What Is a Semantic Layer?
The semantic layer is an abstraction layer in the analytics architecture that sits between raw data storage (Iceberg tables, databases) and data consumers (BI tools, SQL analysts, AI agents). It translates the physical data model — with its technical table names, cryptic column names, normalized join structures, and implicit business rules — into a clean, business-friendly logical model where data is expressed in the vocabulary of the business.
A semantic layer answers the question that every analyst asks when they first encounter a new data source: 'What does this table actually mean, and how do I use it correctly?' Without a semantic layer, each analyst answers this question independently, often incorrectly or inconsistently.

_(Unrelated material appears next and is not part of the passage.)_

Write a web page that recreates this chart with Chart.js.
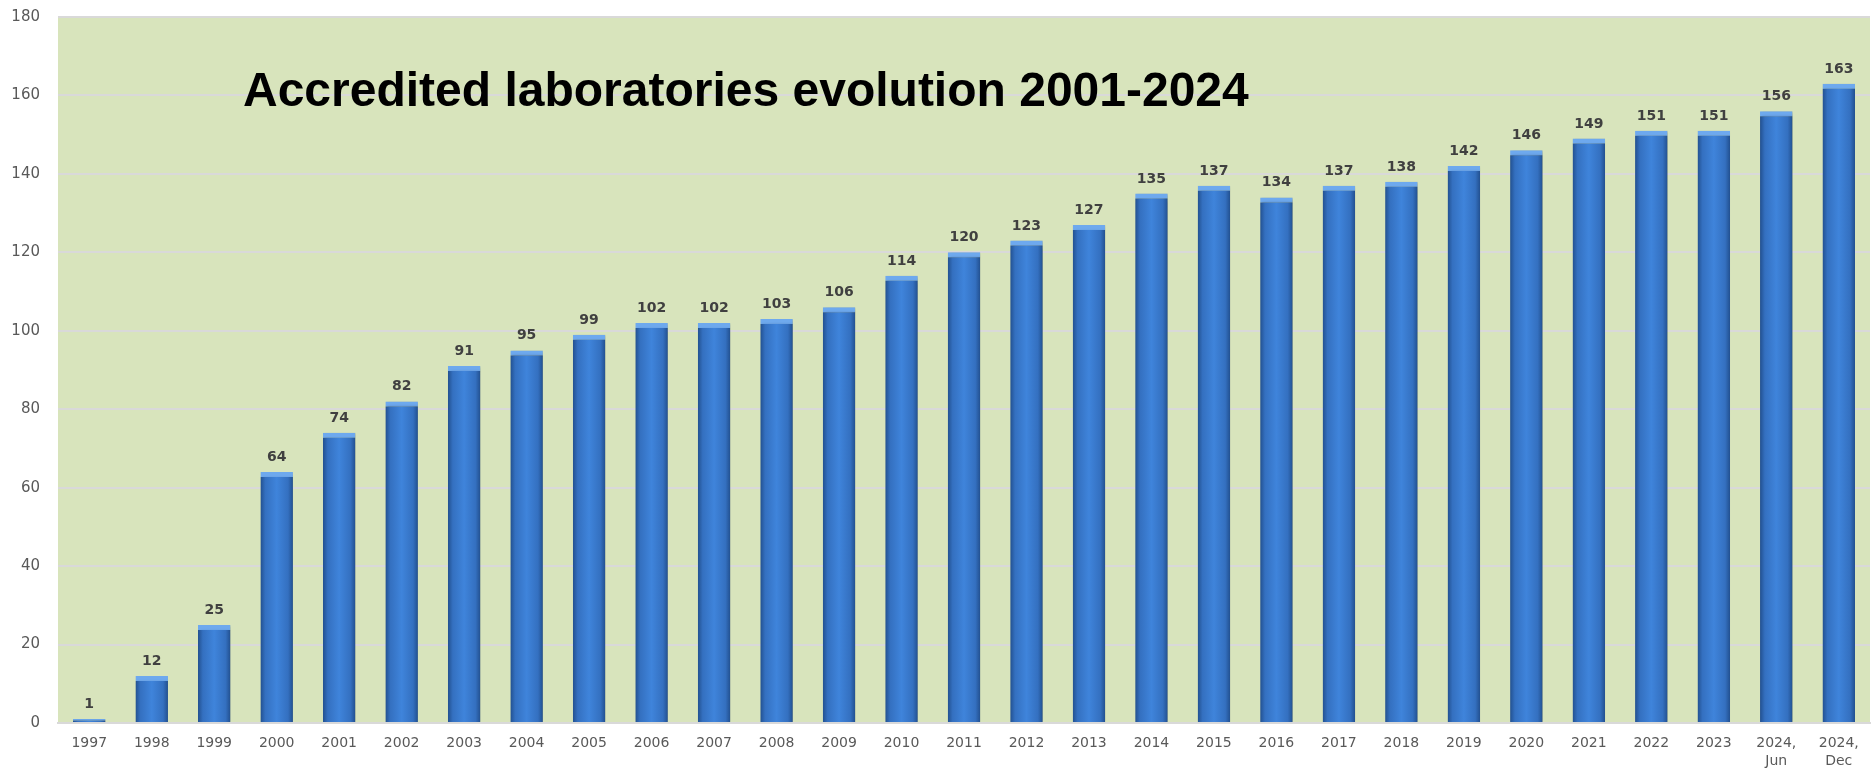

With a semantic layer, the answer is defined once by data experts and reused by everyone.
In the data lakehouse, the semantic layer is what makes the difference between a sophisticated data storage system that only engineers can navigate and a business intelligence platform that the entire organization can use effectively for self-service analytics.
Components of a Semantic Layer
A complete semantic layer has five components:
- Logical tables/views: Named representations of business entities (Customer, Order, Product) that may join multiple physical tables and apply business filters — the equivalent of Virtual Datasets in Dremio
- Business metrics: Named, formally defined calculations (LTV = SUM(order_value) per customer, Churn Rate = churned_customers / total_customers) that are computed consistently everywhere they appear
- Dimensions: The axes along which metrics are analyzed — time dimensions (day, week, month, quarter, year), organizational dimensions (region, segment, product category)

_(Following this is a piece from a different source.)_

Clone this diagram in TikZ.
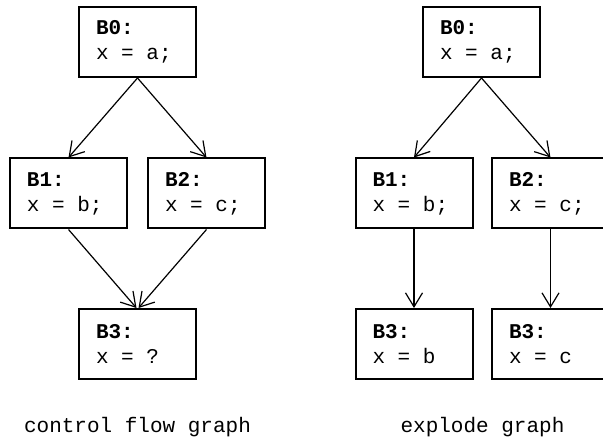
\documentclass[tikz,border=0pt]{standalone}
\usepackage{fontspec}
\setmonofont{Liberation Mono}
\usetikzlibrary{arrows.meta}

\tikzset{
    block/.style={draw, line width=2pt, minimum width=117pt, minimum height=70pt,
        inner xsep=17pt, text width=83pt, align=left,
        font=\fontsize{21}{25}\selectfont\ttfamily,
        execute at begin node={\spaceskip=0pt\xspaceskip=0pt}},
    caption/.style={font=\fontsize{21}{25}\selectfont\ttfamily},
    flow/.style={line width=1.2pt, -{Straight Barb[length=14pt,width=17pt,line width=1.2pt]}}
}

\begin{document}
\begin{tikzpicture}[x=1pt,y=-1pt]
    \useasboundingbox (0,0) rectangle (603,441);
    % control flow graph
    \path (137.5, 42) node [block] (cb0) {\textbf{B0:}\\x = a;};
    \path ( 68.5,193.5) node [block] (cb1) {\textbf{B1:}\\x = b;};
    \path (206.5,193.5) node [block] (cb2) {\textbf{B2:}\\x = c;};
    \path (137.5,344) node [block] (cb3) {\textbf{B3:}\\x = ?};
    \draw [flow] (cb0.south) -- (cb1.north);
    \draw [flow] (cb0.south) -- (cb2.north);
    \draw [flow] (cb1.south) -- ([xshift=-1pt]cb3.north);
    \draw [flow] (cb2.south) -- ([xshift=1pt]cb3.north);
    \path (137.5,427) node [caption] (ccap) {control flow graph};
    % explode graph
    \path (481.5, 42) node [block] (eb0) {\textbf{B0:}\\x = a;};
    \path (414,193.5) node [block] (eb1) {\textbf{B1:}\\x = b;};
    \path (550.5,193.5) node [block] (eb2) {\textbf{B2:}\\x = c;};
    \path (414,344) node [block] (eb3b) {\textbf{B3:}\\x = b};
    \path (550.5,344) node [block] (eb3c) {\textbf{B3:}\\x = c};
    \draw [flow] (eb0.south) -- (eb1.north);
    \draw [flow] (eb0.south) -- (eb2.north);
    \draw [flow] (eb1.south) -- (eb3b.north);
    \draw [flow] (eb2.south) -- (eb3c.north);
    \path (482.5,427) node [caption] (ecap) {explode graph};
\end{tikzpicture}
\end{document}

- Business glossary linkages: Connections between semantic objects and their formal business definitions in the data catalog
- Access control: User and role-based visibility of semantic objects — some metrics visible only to finance, some dimensions visible only to specific regions

Semantic Layer in Dremio
Dremio's semantic layer is built on Virtual Datasets — named SQL views that define business logic transformations on top of Iceberg tables. These VDSs form a hierarchy: foundation VDSs that clean and organize raw Iceberg data, business logic VDSs that implement metric calculations and joins, and BI-ready VDSs that are optimized for specific analytical domains.

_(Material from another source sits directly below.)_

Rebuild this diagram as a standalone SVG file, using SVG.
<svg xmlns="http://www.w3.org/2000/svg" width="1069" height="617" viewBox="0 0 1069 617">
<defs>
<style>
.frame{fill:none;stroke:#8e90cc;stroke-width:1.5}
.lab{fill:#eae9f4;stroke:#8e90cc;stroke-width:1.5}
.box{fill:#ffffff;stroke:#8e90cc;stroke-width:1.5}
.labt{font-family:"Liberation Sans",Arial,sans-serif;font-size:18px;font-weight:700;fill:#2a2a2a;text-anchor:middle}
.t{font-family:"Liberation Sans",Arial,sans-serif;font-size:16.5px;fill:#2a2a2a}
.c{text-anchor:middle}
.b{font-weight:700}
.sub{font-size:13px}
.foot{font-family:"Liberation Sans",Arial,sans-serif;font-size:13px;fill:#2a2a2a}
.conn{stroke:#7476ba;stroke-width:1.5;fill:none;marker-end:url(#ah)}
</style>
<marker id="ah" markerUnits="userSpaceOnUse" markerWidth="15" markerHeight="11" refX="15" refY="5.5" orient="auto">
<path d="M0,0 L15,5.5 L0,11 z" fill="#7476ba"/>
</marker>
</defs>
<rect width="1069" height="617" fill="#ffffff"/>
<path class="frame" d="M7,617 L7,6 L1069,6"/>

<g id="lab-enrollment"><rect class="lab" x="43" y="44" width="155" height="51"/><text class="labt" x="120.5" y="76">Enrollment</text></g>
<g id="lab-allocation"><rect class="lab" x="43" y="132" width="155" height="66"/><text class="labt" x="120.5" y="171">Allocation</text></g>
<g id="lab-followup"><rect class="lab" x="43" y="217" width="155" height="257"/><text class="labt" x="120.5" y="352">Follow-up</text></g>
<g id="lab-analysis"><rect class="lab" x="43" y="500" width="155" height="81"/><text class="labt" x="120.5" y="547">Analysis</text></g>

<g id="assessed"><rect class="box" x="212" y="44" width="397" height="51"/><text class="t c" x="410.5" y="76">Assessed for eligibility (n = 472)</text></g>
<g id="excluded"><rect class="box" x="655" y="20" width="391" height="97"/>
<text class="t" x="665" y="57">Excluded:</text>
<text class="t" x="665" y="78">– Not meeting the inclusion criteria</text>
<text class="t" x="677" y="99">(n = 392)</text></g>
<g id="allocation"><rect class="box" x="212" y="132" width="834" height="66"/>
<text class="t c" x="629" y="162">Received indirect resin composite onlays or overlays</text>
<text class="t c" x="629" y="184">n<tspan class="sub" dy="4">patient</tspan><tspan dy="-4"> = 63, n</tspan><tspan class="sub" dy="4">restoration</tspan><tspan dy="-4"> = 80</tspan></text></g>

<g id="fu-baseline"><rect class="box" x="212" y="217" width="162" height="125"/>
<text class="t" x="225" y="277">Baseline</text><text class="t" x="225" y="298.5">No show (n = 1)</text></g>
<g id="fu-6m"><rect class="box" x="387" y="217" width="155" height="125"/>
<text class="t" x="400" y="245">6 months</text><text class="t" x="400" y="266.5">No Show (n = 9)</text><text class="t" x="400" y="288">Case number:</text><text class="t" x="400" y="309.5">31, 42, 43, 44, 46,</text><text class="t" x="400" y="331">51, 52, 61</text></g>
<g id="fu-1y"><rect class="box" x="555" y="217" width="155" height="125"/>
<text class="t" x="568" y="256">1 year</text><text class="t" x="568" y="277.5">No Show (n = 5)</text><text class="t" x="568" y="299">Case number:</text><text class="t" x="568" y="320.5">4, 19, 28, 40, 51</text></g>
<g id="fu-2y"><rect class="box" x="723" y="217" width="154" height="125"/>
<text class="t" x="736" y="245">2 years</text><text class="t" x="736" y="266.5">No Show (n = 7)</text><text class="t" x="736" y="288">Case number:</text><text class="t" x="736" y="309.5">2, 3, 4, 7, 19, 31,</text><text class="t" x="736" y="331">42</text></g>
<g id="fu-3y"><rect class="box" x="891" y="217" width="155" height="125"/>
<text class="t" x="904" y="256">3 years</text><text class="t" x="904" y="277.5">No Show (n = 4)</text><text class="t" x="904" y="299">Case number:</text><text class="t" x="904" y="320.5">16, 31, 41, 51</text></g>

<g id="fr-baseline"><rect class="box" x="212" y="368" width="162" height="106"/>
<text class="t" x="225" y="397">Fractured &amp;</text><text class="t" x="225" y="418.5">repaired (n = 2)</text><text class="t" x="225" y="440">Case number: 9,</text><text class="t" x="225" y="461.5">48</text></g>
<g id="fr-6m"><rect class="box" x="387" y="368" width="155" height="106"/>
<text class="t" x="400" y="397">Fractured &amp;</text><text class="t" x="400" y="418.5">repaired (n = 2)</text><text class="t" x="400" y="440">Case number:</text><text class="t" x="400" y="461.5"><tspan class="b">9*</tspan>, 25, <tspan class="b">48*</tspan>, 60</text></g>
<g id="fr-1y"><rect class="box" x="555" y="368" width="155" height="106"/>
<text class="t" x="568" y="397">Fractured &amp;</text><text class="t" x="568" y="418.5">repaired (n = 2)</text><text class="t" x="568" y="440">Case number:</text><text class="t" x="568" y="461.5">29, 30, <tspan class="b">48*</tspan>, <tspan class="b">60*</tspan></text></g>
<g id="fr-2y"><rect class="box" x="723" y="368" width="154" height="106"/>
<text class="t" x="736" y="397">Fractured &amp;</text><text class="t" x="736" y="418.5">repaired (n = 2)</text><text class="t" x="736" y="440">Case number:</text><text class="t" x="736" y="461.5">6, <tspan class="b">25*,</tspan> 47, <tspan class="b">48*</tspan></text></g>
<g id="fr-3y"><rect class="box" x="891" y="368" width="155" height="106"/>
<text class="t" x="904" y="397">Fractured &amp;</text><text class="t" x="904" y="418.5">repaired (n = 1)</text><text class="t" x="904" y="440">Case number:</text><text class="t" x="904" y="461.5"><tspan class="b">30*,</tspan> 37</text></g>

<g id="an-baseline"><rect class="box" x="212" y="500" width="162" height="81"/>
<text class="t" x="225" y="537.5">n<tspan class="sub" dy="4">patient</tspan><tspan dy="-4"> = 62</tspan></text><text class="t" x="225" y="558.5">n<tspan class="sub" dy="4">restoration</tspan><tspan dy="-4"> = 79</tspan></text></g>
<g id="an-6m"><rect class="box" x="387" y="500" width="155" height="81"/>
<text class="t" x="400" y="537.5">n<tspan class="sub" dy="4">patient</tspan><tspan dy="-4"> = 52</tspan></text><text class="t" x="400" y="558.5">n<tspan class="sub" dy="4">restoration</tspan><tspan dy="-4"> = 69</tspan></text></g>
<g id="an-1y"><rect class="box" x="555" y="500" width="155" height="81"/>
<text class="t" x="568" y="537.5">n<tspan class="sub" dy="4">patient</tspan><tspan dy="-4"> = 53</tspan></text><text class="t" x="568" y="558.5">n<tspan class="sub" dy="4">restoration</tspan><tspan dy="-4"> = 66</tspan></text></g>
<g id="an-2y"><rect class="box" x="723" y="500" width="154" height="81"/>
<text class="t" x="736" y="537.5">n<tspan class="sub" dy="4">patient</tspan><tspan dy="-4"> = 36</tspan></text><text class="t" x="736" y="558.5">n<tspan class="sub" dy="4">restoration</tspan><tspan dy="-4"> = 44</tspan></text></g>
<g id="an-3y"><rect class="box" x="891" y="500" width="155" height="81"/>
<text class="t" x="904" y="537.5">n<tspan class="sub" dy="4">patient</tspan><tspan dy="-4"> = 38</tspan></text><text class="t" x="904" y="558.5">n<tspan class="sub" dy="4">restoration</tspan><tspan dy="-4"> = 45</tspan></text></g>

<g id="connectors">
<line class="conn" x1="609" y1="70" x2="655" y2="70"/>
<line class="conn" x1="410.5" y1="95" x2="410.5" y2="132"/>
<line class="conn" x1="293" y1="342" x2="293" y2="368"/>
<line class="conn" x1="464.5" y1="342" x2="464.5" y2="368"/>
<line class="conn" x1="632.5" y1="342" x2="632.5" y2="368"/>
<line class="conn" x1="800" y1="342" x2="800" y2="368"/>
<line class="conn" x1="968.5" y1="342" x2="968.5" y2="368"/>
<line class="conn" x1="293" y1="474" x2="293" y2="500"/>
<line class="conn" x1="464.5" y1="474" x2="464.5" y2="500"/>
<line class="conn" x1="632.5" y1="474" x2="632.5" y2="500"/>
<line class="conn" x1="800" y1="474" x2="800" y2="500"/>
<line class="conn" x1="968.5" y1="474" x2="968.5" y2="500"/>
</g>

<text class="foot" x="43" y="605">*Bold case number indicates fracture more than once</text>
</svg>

Reflections can be created on top of VDSs — pre-computing the semantic layer's transformations so that queries against business-friendly views return in milliseconds rather than re-executing complex joins at query time. This combines semantic clarity with sub-second BI performance.
The AI Semantic Layer extends Dremio's VDS model with richer natural language descriptions, metric definitions with dimensional context, and an MCP server endpoint — enabling AI agents to autonomously discover and query business metrics by name and concept, not by technical table path.

Summary
The semantic layer is the organizational intelligence layer of the data lakehouse — encoding business knowledge into reusable, governed data objects that translate raw technical data into consistent business metrics and dimensions. For organizations that have invested in building beautiful lakehouse pipelines but struggle with analyst adoption and inconsistent numbers, investing in the semantic layer is the highest-ROI next step. Implemented in Dremio through Virtual Datasets and the AI Semantic Layer, the semantic layer is what transforms the open lakehouse into a trusted, self-service analytics platform for the entire organization.